"""

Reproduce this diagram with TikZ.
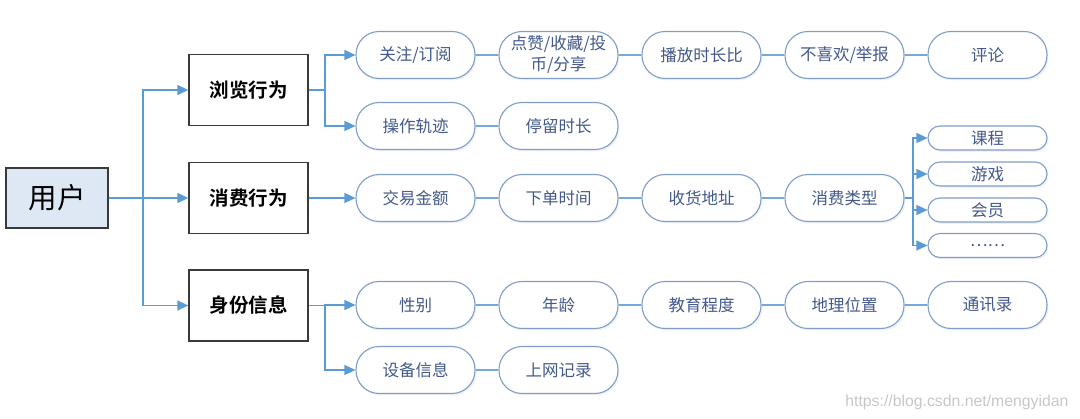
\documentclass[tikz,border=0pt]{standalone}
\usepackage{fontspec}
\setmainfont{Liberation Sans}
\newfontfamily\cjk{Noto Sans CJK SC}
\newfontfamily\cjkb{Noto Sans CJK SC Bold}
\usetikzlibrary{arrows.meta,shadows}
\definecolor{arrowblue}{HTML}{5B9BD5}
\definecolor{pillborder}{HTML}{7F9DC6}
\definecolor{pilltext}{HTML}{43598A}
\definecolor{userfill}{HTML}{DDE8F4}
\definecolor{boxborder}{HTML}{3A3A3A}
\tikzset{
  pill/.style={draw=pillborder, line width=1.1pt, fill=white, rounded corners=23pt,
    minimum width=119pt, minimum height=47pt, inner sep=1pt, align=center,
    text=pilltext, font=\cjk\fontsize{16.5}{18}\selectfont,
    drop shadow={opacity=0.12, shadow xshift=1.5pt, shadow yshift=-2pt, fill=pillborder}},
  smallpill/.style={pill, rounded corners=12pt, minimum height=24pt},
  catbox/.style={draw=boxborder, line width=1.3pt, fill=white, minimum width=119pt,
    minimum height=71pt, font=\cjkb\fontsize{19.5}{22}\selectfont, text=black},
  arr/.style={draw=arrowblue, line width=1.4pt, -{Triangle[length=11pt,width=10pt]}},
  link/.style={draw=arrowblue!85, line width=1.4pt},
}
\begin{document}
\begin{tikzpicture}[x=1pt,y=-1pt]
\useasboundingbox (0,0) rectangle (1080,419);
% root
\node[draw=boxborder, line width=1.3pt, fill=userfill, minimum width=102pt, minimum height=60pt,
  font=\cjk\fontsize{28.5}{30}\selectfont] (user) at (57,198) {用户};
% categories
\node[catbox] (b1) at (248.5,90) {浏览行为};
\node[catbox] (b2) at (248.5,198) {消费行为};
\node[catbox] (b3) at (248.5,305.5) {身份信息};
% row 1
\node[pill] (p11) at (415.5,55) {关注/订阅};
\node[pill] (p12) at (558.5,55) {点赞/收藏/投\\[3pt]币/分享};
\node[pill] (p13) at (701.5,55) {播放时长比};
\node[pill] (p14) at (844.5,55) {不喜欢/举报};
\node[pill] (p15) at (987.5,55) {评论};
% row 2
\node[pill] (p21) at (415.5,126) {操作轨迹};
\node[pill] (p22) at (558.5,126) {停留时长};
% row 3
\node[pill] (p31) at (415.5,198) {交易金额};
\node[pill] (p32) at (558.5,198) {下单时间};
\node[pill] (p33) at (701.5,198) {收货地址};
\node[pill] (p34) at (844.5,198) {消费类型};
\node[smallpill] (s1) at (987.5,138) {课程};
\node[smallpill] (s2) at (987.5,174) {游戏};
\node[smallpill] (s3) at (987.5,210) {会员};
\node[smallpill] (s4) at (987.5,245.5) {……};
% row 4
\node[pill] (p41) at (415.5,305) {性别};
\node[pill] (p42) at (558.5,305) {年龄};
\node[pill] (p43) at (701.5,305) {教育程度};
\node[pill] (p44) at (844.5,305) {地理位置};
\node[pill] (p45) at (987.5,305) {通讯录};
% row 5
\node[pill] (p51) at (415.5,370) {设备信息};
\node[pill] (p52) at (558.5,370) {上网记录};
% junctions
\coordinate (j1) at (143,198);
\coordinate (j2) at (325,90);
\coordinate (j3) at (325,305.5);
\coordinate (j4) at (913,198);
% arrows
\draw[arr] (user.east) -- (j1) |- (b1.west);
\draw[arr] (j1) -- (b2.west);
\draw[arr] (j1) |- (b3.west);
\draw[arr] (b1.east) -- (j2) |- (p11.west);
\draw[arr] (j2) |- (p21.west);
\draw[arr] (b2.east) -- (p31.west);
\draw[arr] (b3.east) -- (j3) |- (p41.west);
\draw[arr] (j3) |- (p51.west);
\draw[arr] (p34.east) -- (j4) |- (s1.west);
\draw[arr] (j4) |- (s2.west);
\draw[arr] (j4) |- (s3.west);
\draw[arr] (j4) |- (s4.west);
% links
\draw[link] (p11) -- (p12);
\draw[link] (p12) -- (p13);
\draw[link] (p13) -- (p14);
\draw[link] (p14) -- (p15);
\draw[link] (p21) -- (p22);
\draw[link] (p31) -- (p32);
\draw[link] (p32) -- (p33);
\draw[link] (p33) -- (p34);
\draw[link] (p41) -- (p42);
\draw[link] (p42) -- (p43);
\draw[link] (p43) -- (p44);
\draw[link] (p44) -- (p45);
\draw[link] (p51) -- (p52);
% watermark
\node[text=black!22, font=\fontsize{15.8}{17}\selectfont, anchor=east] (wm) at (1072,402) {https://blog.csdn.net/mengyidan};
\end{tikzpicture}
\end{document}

"""

• WHAT THE TASK ASKS
Restate the data above word for word. Skip every picture.

• WRITTEN REPLY
Reproduce this diagram with TikZ.
\documentclass[tikz,border=0pt]{standalone}
\usepackage{fontspec}
\setmainfont{Liberation Sans}
\newfontfamily\cjk{Noto Sans CJK SC}
\newfontfamily\cjkb{Noto Sans CJK SC Bold}
\usetikzlibrary{arrows.meta,shadows}
\definecolor{arrowblue}{HTML}{5B9BD5}
\definecolor{pillborder}{HTML}{7F9DC6}
\definecolor{pilltext}{HTML}{43598A}
\definecolor{userfill}{HTML}{DDE8F4}
\definecolor{boxborder}{HTML}{3A3A3A}
\tikzset{
  pill/.style={draw=pillborder, line width=1.1pt, fill=white, rounded corners=23pt,
    minimum width=119pt, minimum height=47pt, inner sep=1pt, align=center,
    text=pilltext, font=\cjk\fontsize{16.5}{18}\selectfont,
    drop shadow={opacity=0.12, shadow xshift=1.5pt, shadow yshift=-2pt, fill=pillborder}},
  smallpill/.style={pill, rounded corners=12pt, minimum height=24pt},
  catbox/.style={draw=boxborder, line width=1.3pt, fill=white, minimum width=119pt,
    minimum height=71pt, font=\cjkb\fontsize{19.5}{22}\selectfont, text=black},
  arr/.style={draw=arrowblue, line width=1.4pt, -{Triangle[length=11pt,width=10pt]}},
  link/.style={draw=arrowblue!85, line width=1.4pt},
}
\begin{document}
\begin{tikzpicture}[x=1pt,y=-1pt]
\useasboundingbox (0,0) rectangle (1080,419);
% root
\node[draw=boxborder, line width=1.3pt, fill=userfill, minimum width=102pt, minimum height=60pt,
  font=\cjk\fontsize{28.5}{30}\selectfont] (user) at (57,198) {用户};
% categories
\node[catbox] (b1) at (248.5,90) {浏览行为};
\node[catbox] (b2) at (248.5,198) {消费行为};
\node[catbox] (b3) at (248.5,305.5) {身份信息};
% row 1
\node[pill] (p11) at (415.5,55) {关注/订阅};
\node[pill] (p12) at (558.5,55) {点赞/收藏/投\\[3pt]币/分享};
\node[pill] (p13) at (701.5,55) {播放时长比};
\node[pill] (p14) at (844.5,55) {不喜欢/举报};
\node[pill] (p15) at (987.5,55) {评论};
% row 2
\node[pill] (p21) at (415.5,126) {操作轨迹};
\node[pill] (p22) at (558.5,126) {停留时长};
% row 3
\node[pill] (p31) at (415.5,198) {交易金额};
\node[pill] (p32) at (558.5,198) {下单时间};
\node[pill] (p33) at (701.5,198) {收货地址};
\node[pill] (p34) at (844.5,198) {消费类型};
\node[smallpill] (s1) at (987.5,138) {课程};
\node[smallpill] (s2) at (987.5,174) {游戏};
\node[smallpill] (s3) at (987.5,210) {会员};
\node[smallpill] (s4) at (987.5,245.5) {……};
% row 4
\node[pill] (p41) at (415.5,305) {性别};
\node[pill] (p42) at (558.5,305) {年龄};
\node[pill] (p43) at (701.5,305) {教育程度};
\node[pill] (p44) at (844.5,305) {地理位置};
\node[pill] (p45) at (987.5,305) {通讯录};
% row 5
\node[pill] (p51) at (415.5,370) {设备信息};
\node[pill] (p52) at (558.5,370) {上网记录};
% junctions
\coordinate (j1) at (143,198);
\coordinate (j2) at (325,90);
\coordinate (j3) at (325,305.5);
\coordinate (j4) at (913,198);
% arrows
\draw[arr] (user.east) -- (j1) |- (b1.west);
\draw[arr] (j1) -- (b2.west);
\draw[arr] (j1) |- (b3.west);
\draw[arr] (b1.east) -- (j2) |- (p11.west);
\draw[arr] (j2) |- (p21.west);
\draw[arr] (b2.east) -- (p31.west);
\draw[arr] (b3.east) -- (j3) |- (p41.west);
\draw[arr] (j3) |- (p51.west);
\draw[arr] (p34.east) -- (j4) |- (s1.west);
\draw[arr] (j4) |- (s2.west);
\draw[arr] (j4) |- (s3.west);
\draw[arr] (j4) |- (s4.west);
% links
\draw[link] (p11) -- (p12);
\draw[link] (p12) -- (p13);
\draw[link] (p13) -- (p14);
\draw[link] (p14) -- (p15);
\draw[link] (p21) -- (p22);
\draw[link] (p31) -- (p32);
\draw[link] (p32) -- (p33);
\draw[link] (p33) -- (p34);
\draw[link] (p41) -- (p42);
\draw[link] (p42) -- (p43);
\draw[link] (p43) -- (p44);
\draw[link] (p44) -- (p45);
\draw[link] (p51) -- (p52);
% watermark
\node[text=black!22, font=\fontsize{15.8}{17}\selectfont, anchor=east] (wm) at (1072,402) {https://blog.csdn.net/mengyidan};
\end{tikzpicture}
\end{document}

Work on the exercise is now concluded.